At this point I suggest you play smart:

  1. Low hanging fruit
    There is a reasonable chance that someone in your network knows the right person for your opportunity, so reach out to them. Make sure no one in your team (or former team) can do the job and see if anyone in your network can make a recommendation. I would give this about a week to see if there is any low hanging & cost effective fruit you can tuck into.
  2. Escalation
    Sadly, sometimes the answer isn’t sitting right there in front of you. Now comes the time to get some help. I think of this as the most dangerous time for a recruitment process, there is a thin line between turning on the tap and smashing the faucet and drowning the hiring team. If you’re doing the recruiting this is a nightmare; if you’re not it’s a disaster as your team can be incapacitated and good applicants can be lost in your flooded basement (I promise I’ll stop with the analogy now).
    The answer to this is staggered timing. By turning on taps one by one you create a more manageable flow and you give yourself time to evaluate the strength of each source. Being able to take a more considered approach means you can stop using (and avoid in future) avenues that aren’t producing and you can put watertight candidate processes in place (okay I’m actually stopping now).

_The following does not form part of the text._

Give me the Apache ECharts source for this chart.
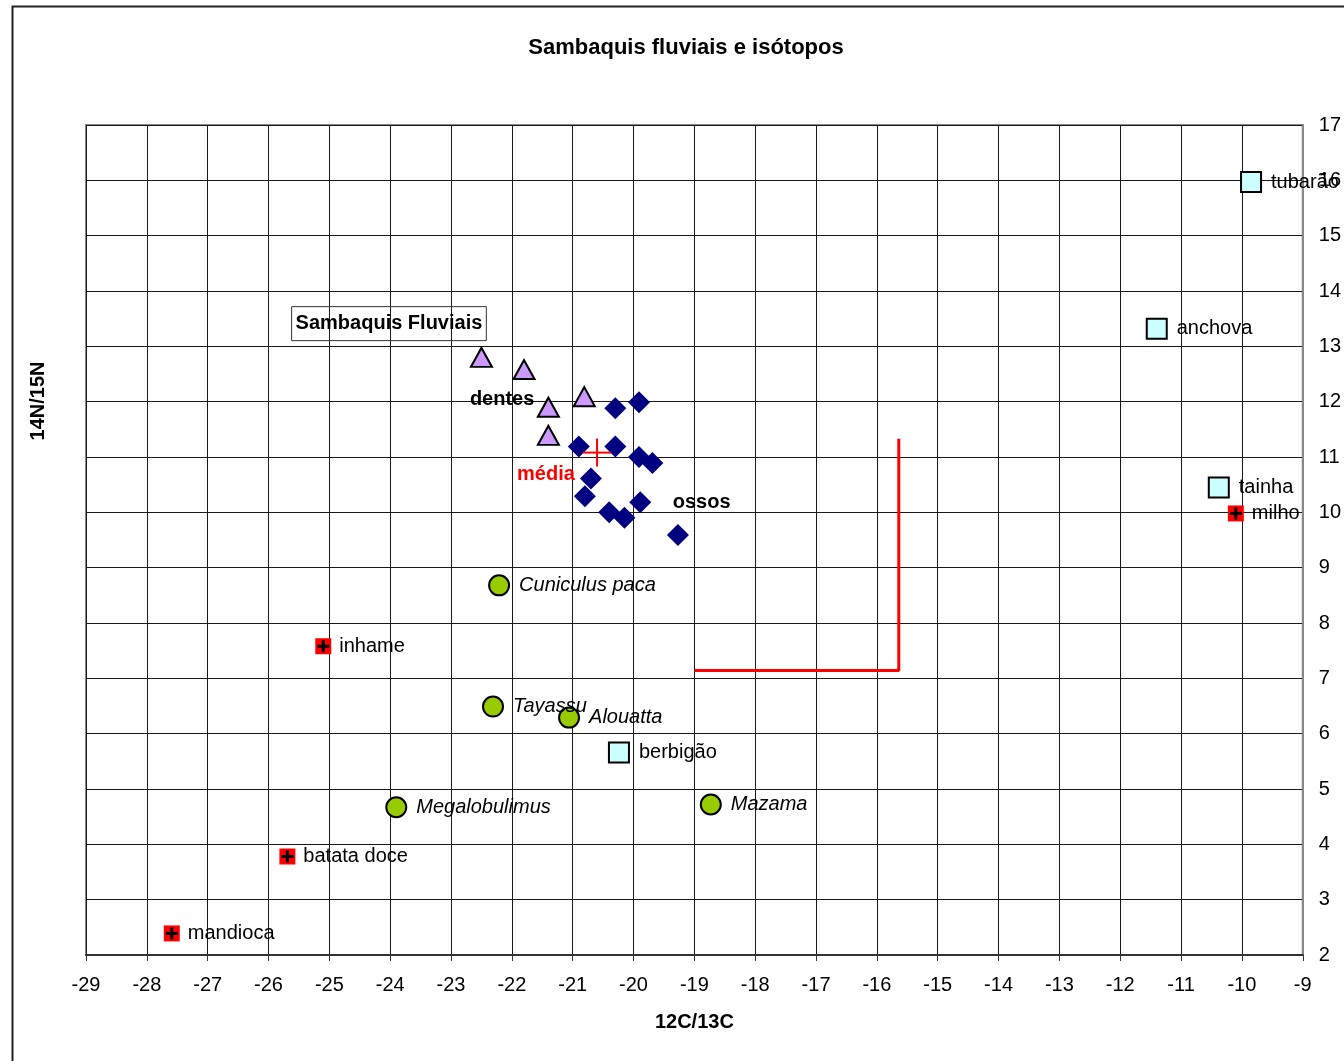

How do you decide how to stagger external help? The key to a successful search is engaging several of the ‘right’ applicants; things can easily go wrong when you only have one person you like in your pipeline. Movemeon is built around engagement, and born out of frustration, so its very design centers on an enjoyable and engaging candidate experience. As such, the best candidates are already on the site actively searching and you aren’t relying on an agency to chase people in a limited network and sell them one of them on the role. Cheaper tech-enabled options, like Movemeon, can actually be quicker than traditional search so there is an additional twin benefit to exploring this option first (Movemeon looks to provide a first shortlist in two weeks whereas some search companies can take over two months). If you don’t have initial success with a tap and you’ve given it two or three weeks there’s no harm on turning on the next source, but managing flow is a must.

The Five Commandments

Not one to ever miss a chance to cast myself as a biblical figure I think the above can be boiled down to 5 take homes (I’ve spent a while trying to work ‘set in stone’ into this but it’s just too much (Ed. Agreed!)).

  1. Spend time up front working out what the role is and what a good candidate will have to display.
  2. Work out how to market it (not describe it).
  3. Start with your network.
  4. Know its limitations; prioritise based on the most effective ways to reach the type of candidates you want to hear from.
  5. Don’t go out to too many channels at once!